TASK INPUT
+++
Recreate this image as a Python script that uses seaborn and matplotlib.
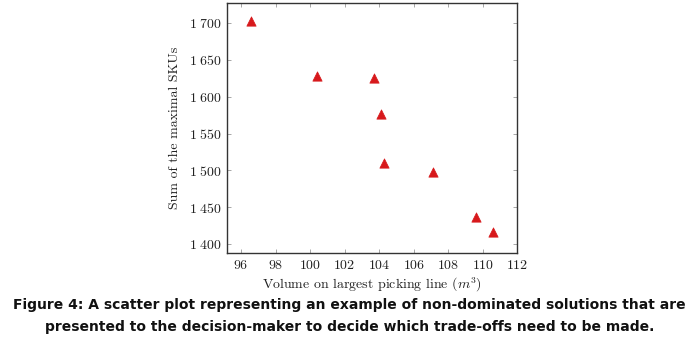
+++
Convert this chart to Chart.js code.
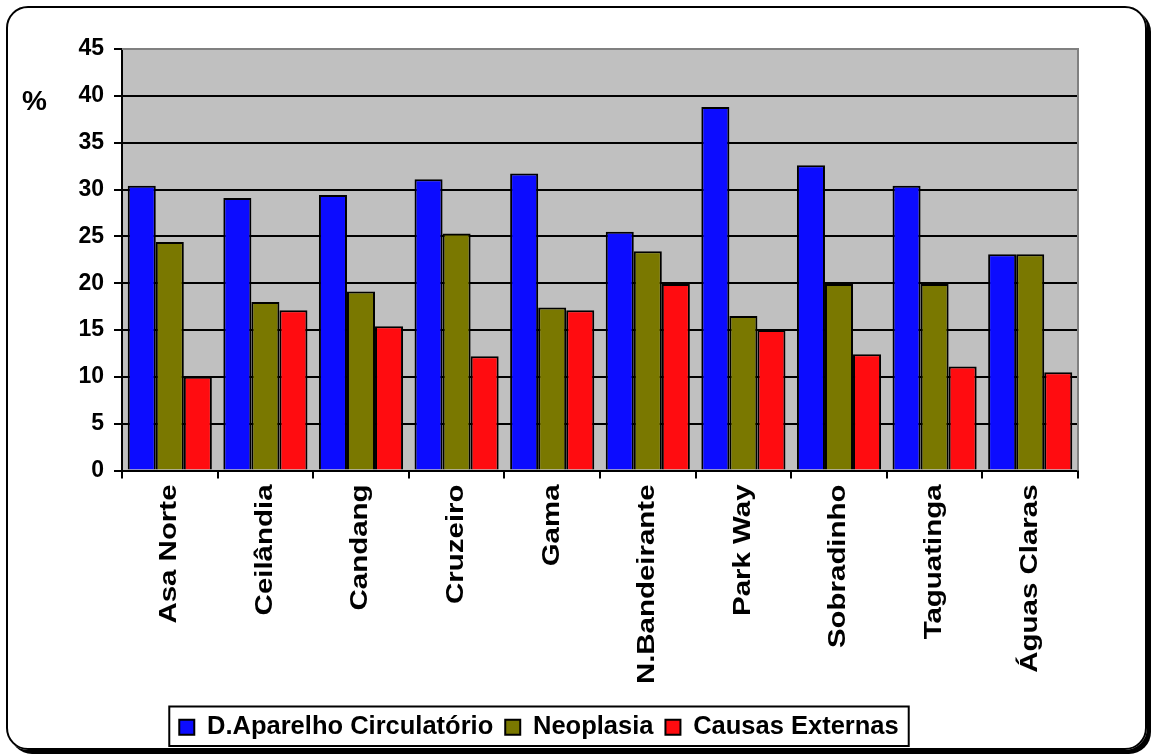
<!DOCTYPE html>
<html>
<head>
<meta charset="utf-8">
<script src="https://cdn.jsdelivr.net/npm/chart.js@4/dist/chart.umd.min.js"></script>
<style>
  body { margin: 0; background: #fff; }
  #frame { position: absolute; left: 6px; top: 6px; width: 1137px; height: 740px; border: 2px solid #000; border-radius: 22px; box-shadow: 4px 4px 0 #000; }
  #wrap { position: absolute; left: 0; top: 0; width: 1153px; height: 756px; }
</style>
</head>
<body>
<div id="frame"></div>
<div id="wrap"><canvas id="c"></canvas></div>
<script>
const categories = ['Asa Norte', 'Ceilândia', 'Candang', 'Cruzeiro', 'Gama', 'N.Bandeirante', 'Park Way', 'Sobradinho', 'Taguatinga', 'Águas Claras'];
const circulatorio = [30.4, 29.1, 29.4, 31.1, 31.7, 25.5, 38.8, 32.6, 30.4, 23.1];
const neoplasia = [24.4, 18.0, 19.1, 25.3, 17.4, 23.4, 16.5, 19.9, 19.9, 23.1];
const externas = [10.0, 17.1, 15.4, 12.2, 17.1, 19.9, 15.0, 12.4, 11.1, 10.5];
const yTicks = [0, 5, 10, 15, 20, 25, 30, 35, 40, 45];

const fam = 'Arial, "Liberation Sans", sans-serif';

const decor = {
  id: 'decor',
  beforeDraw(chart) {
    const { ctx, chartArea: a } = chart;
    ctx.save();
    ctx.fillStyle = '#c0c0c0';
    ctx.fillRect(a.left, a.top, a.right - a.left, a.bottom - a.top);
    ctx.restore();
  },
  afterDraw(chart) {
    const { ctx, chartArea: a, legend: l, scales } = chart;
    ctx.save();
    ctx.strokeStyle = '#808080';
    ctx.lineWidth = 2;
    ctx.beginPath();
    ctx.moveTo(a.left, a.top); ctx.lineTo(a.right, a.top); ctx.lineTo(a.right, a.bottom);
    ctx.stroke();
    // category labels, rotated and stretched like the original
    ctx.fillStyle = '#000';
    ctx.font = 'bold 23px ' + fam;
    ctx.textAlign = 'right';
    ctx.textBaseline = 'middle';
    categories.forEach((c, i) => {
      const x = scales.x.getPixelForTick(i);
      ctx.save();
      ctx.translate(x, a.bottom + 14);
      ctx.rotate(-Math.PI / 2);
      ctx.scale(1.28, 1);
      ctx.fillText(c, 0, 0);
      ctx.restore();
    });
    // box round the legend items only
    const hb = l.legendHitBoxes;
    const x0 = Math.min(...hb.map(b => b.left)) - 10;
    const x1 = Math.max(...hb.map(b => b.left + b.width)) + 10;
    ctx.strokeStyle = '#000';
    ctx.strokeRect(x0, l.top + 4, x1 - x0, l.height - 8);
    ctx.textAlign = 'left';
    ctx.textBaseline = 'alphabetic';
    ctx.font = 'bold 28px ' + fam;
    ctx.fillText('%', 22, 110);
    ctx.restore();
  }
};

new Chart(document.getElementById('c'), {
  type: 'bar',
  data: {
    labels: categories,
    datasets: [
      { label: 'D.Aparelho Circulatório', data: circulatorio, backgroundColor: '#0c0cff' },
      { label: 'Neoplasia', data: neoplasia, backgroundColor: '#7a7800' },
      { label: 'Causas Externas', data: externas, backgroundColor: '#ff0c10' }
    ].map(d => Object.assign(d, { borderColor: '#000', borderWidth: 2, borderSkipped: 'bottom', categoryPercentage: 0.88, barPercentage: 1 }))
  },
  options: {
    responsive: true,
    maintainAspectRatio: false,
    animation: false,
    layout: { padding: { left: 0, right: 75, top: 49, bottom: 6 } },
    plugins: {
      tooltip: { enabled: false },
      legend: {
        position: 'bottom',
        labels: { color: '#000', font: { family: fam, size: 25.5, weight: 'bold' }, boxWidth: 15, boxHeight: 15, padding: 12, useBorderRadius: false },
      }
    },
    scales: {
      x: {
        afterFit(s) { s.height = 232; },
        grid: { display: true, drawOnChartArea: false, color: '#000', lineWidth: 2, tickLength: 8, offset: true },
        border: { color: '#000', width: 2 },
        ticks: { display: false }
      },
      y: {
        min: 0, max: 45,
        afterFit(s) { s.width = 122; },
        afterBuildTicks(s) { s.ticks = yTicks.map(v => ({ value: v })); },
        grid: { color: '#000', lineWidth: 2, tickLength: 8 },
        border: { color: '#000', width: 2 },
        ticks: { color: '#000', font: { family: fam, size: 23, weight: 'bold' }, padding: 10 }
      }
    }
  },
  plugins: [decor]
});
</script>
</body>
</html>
+++
WHAT YOU SHOULD DO
Where a line contains "this", copy that line.

RESULT
Recreate this image as a Python script that uses seaborn and matplotlib.
Convert this chart to Chart.js code.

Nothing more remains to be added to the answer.